Author: Sophia Purkis
This article was published in Solicitors Journal on 3 May 2016.
Online banking fraud is becoming more sophisticated, causing large losses to individuals and companies. Unsurprisingly, the number of cases against banks involving online fraud is increasing.
In March, Sir Bernard Hogan-Howe, head of London’s Metropolitan Police, suggested banks should not fully refund victims of fraud who have not protected themselves. Whilst not universally well received, his remarks are a reminder that there is no guarantee of a bank refund. So, if it is not forthcoming, what steps can be taken to recover money?
It is vital to act quickly. Money may disappear at a frightening speed not only from the client’s account but from recipient accounts.
The duty to notify the bank immediately is long established and probably also required under the relevant account terms and conditions. Following notification, the bank should commence its recovery processes and comply with its reporting requirements. It is important to liaise with the bank and police to make sure that there is a co-ordinated approach and to minimise a client’s costs.
If the bank does not take the requisite steps, clients should consider their options such as seeking freezing or disclosure orders against the transmitting and/or receiving bank(s). Again speed is of the essence.
Lost sums are likely to be unauthorised payments, possibly in breach of mandate, and should be refunded by the bank with any charges and compensation for lost interest.
Whilst the banks may have regulatory obligations to follow, for example under the Banking: Conduct of Business Sourcebook (“BCOBS”) and the Payment Services Regulations 2009, they may be able to rely on usual banking practice to escape liability, as in Tidal Energy Ltd v Bank of Scotland plc 2 All ER 15 (which has an outstanding appeal).
The bank may also rely on exclusion clauses in its terms and conditions and refuse a refund if the customer acted with gross negligence.
If the bank does not provide a refund, the terms and conditions may require the customer to make a complaint to the bank. The response could be useful to indicate the bank’s potential defences to a claim.
After the bank’s complaints procedure, complaints to the Financial Ombudsman Service (FOS) can be brought – if the matter falls within its jurisdiction – by individuals acting outside their trade, business or profession and by “micro-enterprises” (which are defined as having fewer than 10 employees and turnover or balance sheet of under €2m).
FOS complaints are usually less expensive than other remedies and there is not the same liability for opponents’ costs as with legal claims. However, there is a limit on awards of £150,000.
First, the terms and conditions at the date of the fraud should be considered with any arrangements regarding the account, such as online banking agreements and payment mandates.
Then, consider claims against the banks for breach of contract, for an account and/or a declaration that the account be re-credited as the payments were unauthorised. Also consider consequential loss claims for any reasonably foreseeable losses.

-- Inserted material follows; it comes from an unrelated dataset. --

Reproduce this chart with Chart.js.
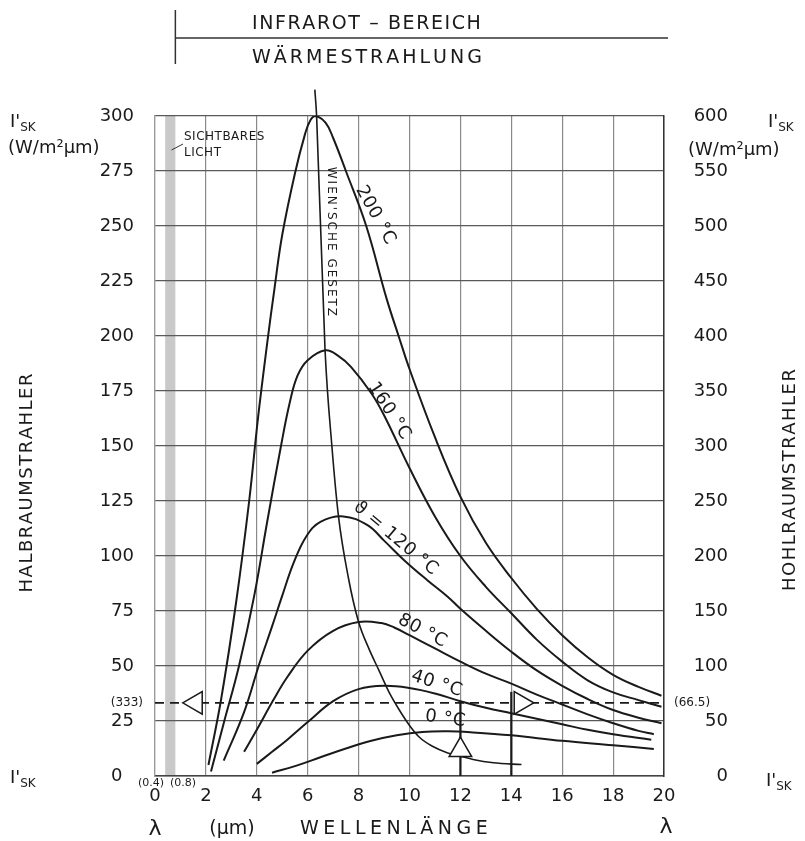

Negligence claims for damages could be brought even if the payment was apparently authorised (e.g. a PIN was used), for example where the bank had reasonable grounds for believing the instruction to make payment was an attempt to misappropriate funds (e.g. due to the nature, timing or destination of the payments) as found in Barclays Bank Plc v Quincecare Ltd  4 All E.R. 363.
If the client is a ‘private person’, consider arguments that the loss is suffered as a result of the bank’s breach of a Financial Conduct Authority (or Prudential Regulation Authority) rule, such as those in BCOBS, then a claim for damages is available under section 138D of the Financial Services and Markets Act 2000.
Prevention is better than cure but we must be realistic: cybercrime is an ongoing reality and the number of claims arising as a result will continue to grow.